Q: “When trying to correct for big oversteer, at a certain point I can’t rotate my hands any more, as my arms are already crossed. While experimenting on a skid pad, I found that the car will “correct itself” if I let go of the steering wheel (really just holding on very loosely) and let the wheel turn under my hands. Is this a good way to catch big oversteer? Or should I try to go hand-over-hand and always have at least one hand with a good grip on the wheel? Letting go of the wheel seems almost too easy, and works most of the time, but I also feel like I’m losing control in some way when I do it. Also, if you have any more thoughts that would help us with how to best use a skid pad for training, I’d love to hear them.”
A: While I’m not a big fan of ever letting go of the wheel, I understand that it works – at times. It’s the times when it doesn’t work that worry me! The good news is that it would be an extremely rare instance where you’d need to put that much counter-steer in while driving on the track so that you’d need to let go of the wheel to correct itself. I’ve done what you’re talking about on a skid pad, but I can’t ever think of a time where I had so much steering input in when driving on track that I needed or wanted to let go of the steering wheel.
When on a skid pad, I’d suggest practicing as much as you can without ever letting go of the wheel, as it’s not ideal to practice something you don’t want to do on the track.
I did answer a question about a plan/curriculum for a skid pad training program here: https://speedsecrets.com/q-how-do-i-use-a-skid-pad-to-be-a-better-driver/
In my Showroom Stock days, I got very very sideways exiting the Carousel at Road America.

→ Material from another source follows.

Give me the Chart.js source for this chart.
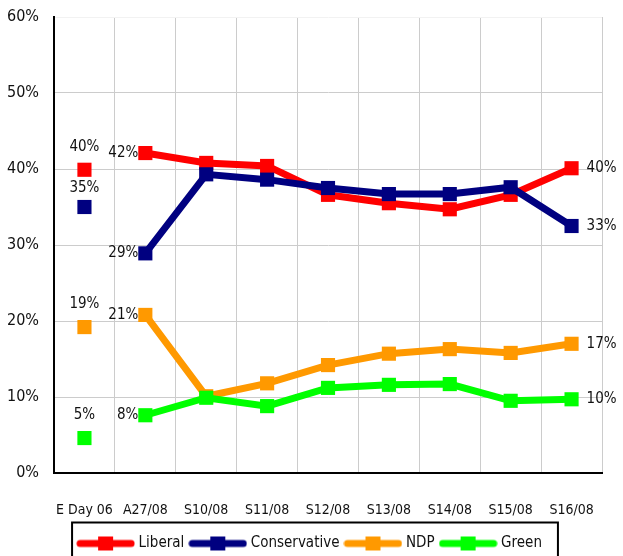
<!DOCTYPE html>
<html>
<head>
<meta charset="utf-8">
<script src="https://cdn.jsdelivr.net/npm/chart.js@4/dist/chart.umd.min.js"></script>
<style>
html,body{margin:0;padding:0;background:#fff;}
#wrap{width:623px;height:556px;}
</style>
</head>
<body>
<div id="wrap"><canvas id="c" width="623" height="556"></canvas></div>
<script>
const categories = ['E Day 06','A27/08','S10/08','S11/08','S12/08','S13/08','S14/08','S15/08','S16/08'];
const liberal      = [39.9, 42.1, 40.8, 40.4, 36.6, 35.5, 34.7, 36.6, 40.1];
const conservative = [35.0, 28.9, 39.3, 38.6, 37.5, 36.7, 36.7, 37.6, 32.5];
const ndp          = [19.2, 20.8, 10.1, 11.8, 14.2, 15.7, 16.3, 15.8, 17.0];
const green        = [4.6, 7.6, 9.9, 8.8, 11.2, 11.6, 11.7, 9.5, 9.7];
const seriesNames  = ['Liberal','Conservative','NDP','Green'];
const seriesColors = ['#ff0000','#000080','#ff9900','#00ff00'];
const yTicks = [0,10,20,30,40,50,60];

const FONT = "'DejaVu Sans Condensed','Liberation Sans Narrow',sans-serif";

function makeIcon(color){
  const c = document.createElement('canvas');
  c.width = 59; c.height = 16;
  const g = c.getContext('2d');
  g.strokeStyle = color; g.lineWidth = 7; g.lineCap = 'round';
  g.beginPath(); g.moveTo(4, 8); g.lineTo(55, 8); g.stroke();
  g.fillStyle = color;
  g.fillRect(22, 1, 15, 14);
  return c;
}

const allSeries = [liberal, conservative, ndp, green];
const datasets = allSeries.map((vals, i) => ({
  label: seriesNames[i],
  data: vals,
  borderColor: seriesColors[i],
  backgroundColor: seriesColors[i],
  borderWidth: 7,
  pointStyle: 'rect',
  pointRadius: 10,
  pointHoverRadius: 10,
  pointBorderWidth: 0,
  pointBackgroundColor: seriesColors[i],
  tension: 0,
  order: 4 - i,
  segment: {
    borderColor: ctx => ctx.p0DataIndex === 0 ? 'rgba(0,0,0,0)' : seriesColors[i]
  },
  icon: makeIcon(seriesColors[i])
}));

const labelPlugin = {
  id: 'valLabels',
  afterDatasetsDraw(chart){
    const ctx = chart.ctx;
    ctx.save();
    ctx.font = '15px ' + FONT;
    ctx.fillStyle = '#111';
    ctx.textBaseline = 'middle';
    chart.data.datasets.forEach((ds, di) => {
      const meta = chart.getDatasetMeta(di);
      [0, 1, ds.data.length - 1].forEach(idx => {
        const pt = meta.data[idx];
        const txt = Math.round(ds.data[idx]) + '%';
        if (idx === 0){
          ctx.textAlign = 'center';
          ctx.fillText(txt, pt.x, pt.y - (di === 1 ? 19 : 23));
        } else if (idx === 1){
          ctx.textAlign = 'right';
          ctx.fillText(txt, pt.x - 7, pt.y);
        } else {
          ctx.textAlign = 'left';
          ctx.fillText(txt, pt.x + 15, pt.y);
        }
      });
    });
    ctx.restore();
  }
};

const legendBox = {
  id: 'legendBox',
  afterLayout(chart){
    const lg = chart.legend;
    if (lg){ lg.left += 10; lg.right += 10; }
  },
  afterDraw(chart){
    const lg = chart.legend;
    if (!lg || !lg.legendHitBoxes || !lg.legendHitBoxes.length) return;
    const hb = lg.legendHitBoxes;
    const left = Math.min(...hb.map(h => h.left)) - 8;
    const right = Math.max(...hb.map(h => h.left + h.width)) + 16;
    const cy = hb[0].top + hb[0].height / 2;
    const ctx = chart.ctx;
    ctx.save();
    ctx.strokeStyle = '#000';
    ctx.lineWidth = 2;
    ctx.strokeRect(left, cy - 21, right - left, 60);
    ctx.restore();
  }
};

new Chart(document.getElementById('c'), {
  type: 'line',
  data: { labels: categories, datasets: datasets },
  options: {
    responsive: false,
    animation: false,
    events: [],
    layout: { padding: { top: 17, right: 21, left: 0, bottom: -5 } },
    plugins: {
      tooltip: { enabled: false },
      legend: {
        position: 'bottom',
        labels: {
          usePointStyle: true,
          pointStyleWidth: 51,
          padding: 8,
          color: '#111',
          font: { size: 15, family: FONT },
          generateLabels(chart){
            return chart.data.datasets.map((ds, i) => ({
              text: ds.label,
              pointStyle: ds.icon,
              fillStyle: ds.borderColor,
              strokeStyle: ds.borderColor,
              lineWidth: 0,
              hidden: false,
              datasetIndex: i,
              fontColor: '#111'
            }));
          }
        }
      }
    },
    scales: {
      x: {
        offset: true,
        grid: {
          offset: true,
          drawTicks: false,
          color: ctx => (ctx.index === categories.length) ? 'rgba(0,0,0,0)' : '#cccccc',
          lineWidth: 1
        },
        border: { color: '#000', width: 2 },
        ticks: {
          padding: 29,
          color: '#111',
          font: { size: 14, family: FONT },
          maxRotation: 0,
          autoSkip: false
        },
        afterFit(scale){ scale.height = 55; scale.paddingLeft = 0; scale.paddingRight = 0; }
      },
      y: {
        min: 0, max: 60,
        afterBuildTicks(scale){ scale.ticks = yTicks.map(v => ({ value: v })); },
        grid: {
          drawTicks: false,
          color: ctx => (ctx.tick && ctx.tick.value === 60) ? '#f2f2f2' : '#cccccc',
          lineWidth: 1
        },
        border: { color: '#000', width: 2 },
        ticks: {
          padding: 15,
          color: '#111',
          font: { size: 16, family: FONT },
          callback: v => v + '%'
        },
        afterFit(scale){ scale.width = 54; scale.paddingTop = 0; scale.paddingBottom = 0; }
      }
    }
  },
  plugins: [labelPlugin, legendBox]
});
</script>
</body>
</html>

When i corrected the car began to straighten out, but i felt it was going snap the other way.
As the nose of the car was going to point down track, I released the wheel for an instant. With the wheel back to straight, I was able to counter-steer into the now opposite rotation.
I had to repeat this several times as the car settled down to level.
Caster of the front suspension turned the wheel back to center faster I could have.
I continued on to a win.
Luck??? I call it skill. LOL
If you are about to hit an obstacle, barrier or wall, yes; let go of the wheel to avoid injury to your hands/wrists.
Completely agree with Ross on this. If you are on a skid pad experimenting in a controlled environment, anything goes and you can *sometimes be rewarded when letting go and allowing the car to correct itself.
When sharing the track with other drivers and the rear steps out, please don’t hand the wheel over to Jesus. If it snaps back quickly, you are at risk of a T-bone by another car or having the wheels catch sideways in the dirt and roll. Spend valuable skidpad time learning to correct the slide while keeping the car always under your control. If all is completely lost (been there), simply go two feet in and the car will slide predictably to a stop, allowing others to avoid an impact.
So a similar question, I see Videos Posted where people lose the rear end and counter steer until their arms hit, all crossed up. In the Video’s people then go hand over hand and put the steering wheel to full lock. To me this just seems wrong and I peronsally always stop at two hands on the wheel all crossed up, If you hand over hand you end up with one hand on the wheel and no real idea where center is. If the rear actually catches you are in for a violent snap to the other side.
Does going to full lock work sometimes, most of the time, never?
Does going to full lock work sometimes? Absolutely. Does it work all of the time? No. In a very large percentage of time on the track (at least 95% of the time) that’s all that is needed, and there’s no need to go further and get into hand-over-hand. Agreed, knowing where straight ahead is is a critical part of this, which hand-over-hand doesn’t provide. Keeping your hands in contact with the steering wheel, and knowing where straight ahead is the priority. If a driver has to use hand-over-hand control an oversteer situation, they either weren’t looking far enough ahead, and/or they’re slow to react.
Use your vision properly and you’ll not have to go hand-over-hand, and only ever go to full lock as the most.